Reviewed by Christine Cheater.

Peter Pierce’s The Country of Lost Children is one of a growing number of inter-disciplinary books that explores an aspect of the Australian consciousness through an examination of a cultural idiom. As its title suggests The Country of Lost Children traces the representations of lost children in Australian literature, art and the cinema. Pierce focuses on two periods: – the second half of the nineteenth century, when the recurring motif was the search for bush-lost child, and the second half of the twentieth century, when the narratives revolved around the issue of the abandoned child. However, the underlying consideration of the Pierce’s book is written into its subtitle, an Australian Anxiety. Pierce is concerned with what the image of the lost child reveals about Australian feelings of insecurity. Australians, Pierce claims, are a people persistently fearful of where they are lodged in place and time.

The first section of the book, ‘Discovering the Lost Child’, is a widely researched account of the historical development of the many stories told and retold about lost children. In these stories the lost children were boys and girls who strayed into the bush and were taken by the land. Often the Australian Aborigines feature in these stories as black trackers – the means through which the European settlers recovered their children from the land, alive or dead. Images of these lost children appeared in many forms including illustrated news reports, novels, poems, paintings, bush fairytales and pantomime. Using twelve case studies including McCubbin’s paintings and five actual incidents of ‘bush-lost’ children, Pierce analyses the embellishments that were added to the story of the lost child during the later half of the nineteenth century.
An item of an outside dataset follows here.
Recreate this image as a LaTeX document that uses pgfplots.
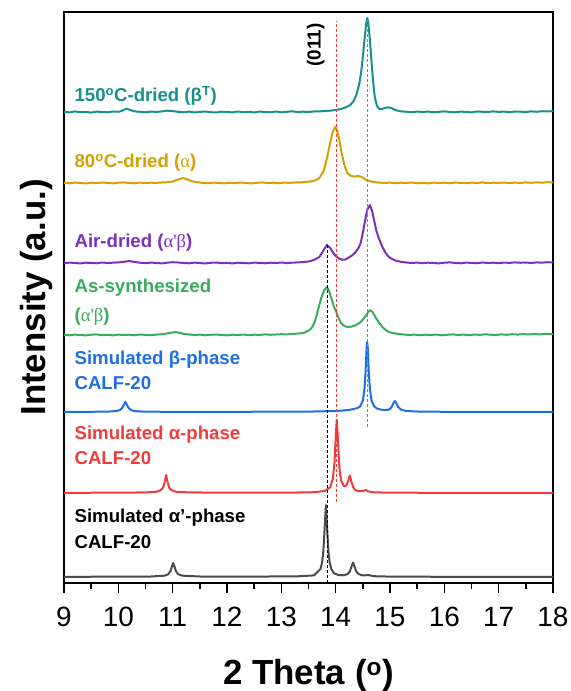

Stories of ‘bush-lost’ children could have three endings; the children were found alive, the children were found dead or, most disturbing, the children were never found. Pierce shows how these stories were imbued with meaning and often reinforced social stratification. The children themselves were passive victims. If they were saved, it was through divine intervention and the actions of their rescuers; – men, not women, and black trackers acting under the orders of prominent worthy citizens. If the children died or were never found they were victims of the romantic lure of the Australian bush and life on the margins of European settlement. Their fate stood as a warning. Given the convention in Victorian literature of using the child to symbolise the future, Pierce argues that these early lost child accounts reveal a profound unease about the European presence in Australia.

In these early stories the bush lures the children but never plays an active role in their destruction. The bush may be the culprit but the child’s fate is in the hands of the gods, a trope missing in later lost child narratives. Twentieth century treatments of the lost child story move the setting from the bush to the city where human desires decide the fate of the children. In these treatments children are deliberately lost by the parental generation. Children are aborted, abandoned, murdered or never conceived. The stories focus, not on the uniting of a community in the search for the lost child, but on the rendering of a community as it deals with the problem of the abandoned child.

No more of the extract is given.